Perdida no tempo, no espaço e no vento



Imaginem a Grécia.

O que vos vem à mente? Casas brancas? O azul profundo do mar? Eventualmente o Pártenon. 

A força das imagens que nos chegam tornam difícil conceber uma Grécia além de ilhas paradisíacas e vestígios de civilizações berço da “cultura ocidental”. 

Nos primeiros dias de visita estive em constante dissonância cognitiva. Não conseguia sacudir a sensação que Atenas não correspondia ao que acreditava ser uma capital europeia contemporânea. Munida daquele instrumento infalível de análise - o olhómetro - deparei-me com carros que pareciam pertencer a sucatas, prédios devolutos e/ou vandalizados, pessoas a fumar no local de trabalho, e o desperdício criado pelo hábito grego de beber café on the go em copos descartáveis. 

Foi ao terceiro dia de visita que localizei Atenas no planisfério mental. A epifania chegou com a ida ao mercado Varvakeios Agora. Atenas tem mais de Istambul e Norte de África, do que de Roma e Europa Ocidental (não fora ter sido parte do Império Romano Oriental e depois do império Otomano). Os odores intensos impediram que me prolongasse pelo mercado, mas uma ronda foi o suficiente para enquadrar a peça que me faltava. 

Mais adiante, um guia turístico iria confirmar como a herança do domínio otomano, aliada aos infortúnios sócio-económicos mais recentes, continua a travar o ritmo de desenvolvimento do país. A Grécia, disse, parece condenada a estar sempre umas décadas atrás. Este é o retrato da Grécia pelos que a habitam. Não da focada em turistas: do teatro de Epidaurus, de Micenas, das Acrópoles, e dos distritos de comida que pontuam a capital (Psiri e Plaka) e nos brindam com refeições fartas e saborosas.



A juntar à Grécia dos turistas, temos a do luxo e dos influencers. Mykonos estava em preparativos para os receber quando chegámos à ilha. Durante o estadia, o frenesim de carpinteiros e pintores era grande. Até as pedras do chão exigiam atenção. Faziam-se aberturas regadas a champanhe. Assegurava-se que as grandes casas de Moda estavam a postos para entreter os clientes abastados. 

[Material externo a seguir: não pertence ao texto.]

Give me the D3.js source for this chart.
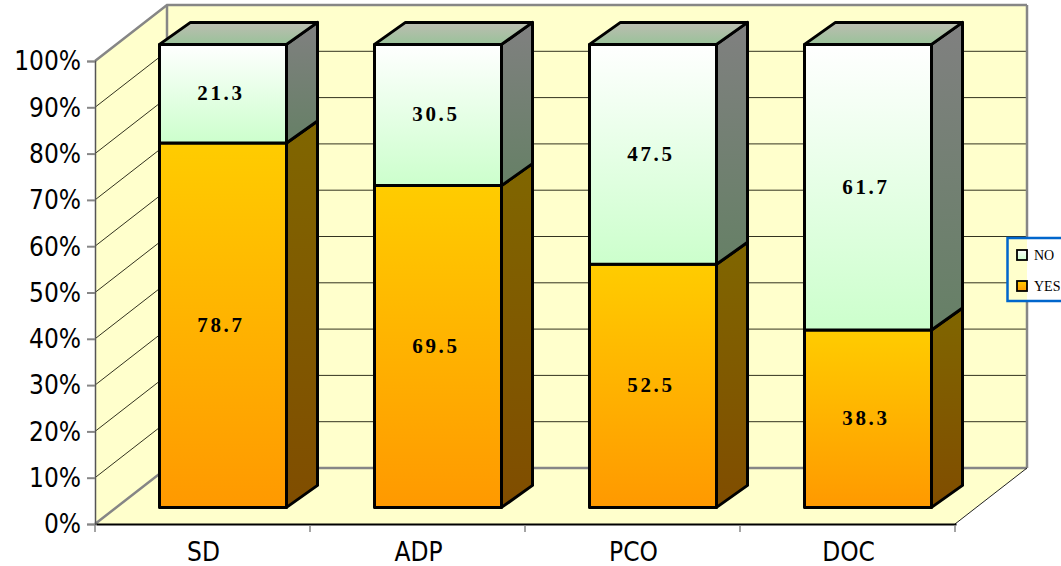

Chegámos num domingo pela manhã, os sinos repicavam e os locais empunhavam flores e folhas de palmeiras. Todo o cenário apontava para que se tratasse do Domingo de Ramos. Não bastava ter estado perdida no espaço, via-me ali perdida no tempo. “A Páscoa já passou”. Correcto, nos países não ortodoxos. Sem querer, ali estávamos a presenciar as celebrações pascais gregas. Viajar nesta altura representou um número inesperado de feriados nacionais e alterações nos horários de visita a sítios arqueológicos que felizmente conseguimos contornar. Tudo por acaso. 

Mykonos dá gozo de palmilhar. A maior cidade é cuidada e labiríntica. Presenteia-nos com vistas dignas de quadros, e apresenta-nos a gatos carismáticos que apetece adoptar. É também muito ventosa. Era-me impossível pensar com o bater constante do vento nos ouvidos. Sem o resguardo das casas, passear à beira-mar tornava-se um desafio. Visitar os moinhos de vento também. Os Antigos sabiam o que faziam quando decidiram onde os erguer. 




O vento fraco, moderado e forte foi uma constante durante a totalidade da viagem. E por muito que goste deste elemento, sinto que já tive a minha dose anual. Outra constante diária foi a ingestão de koulouri - se souberem onde posso encontrar esta iguaria por terras lusas agradeço que partilhem.

Meses volvidos, relembro a Grécia das casas brancas, do azul profundo do mar e do Pártenon. Relembro-a nas camadas multifacetadas que me foram dadas a observar e experimentar. Não será este um dos benefícios de viajar?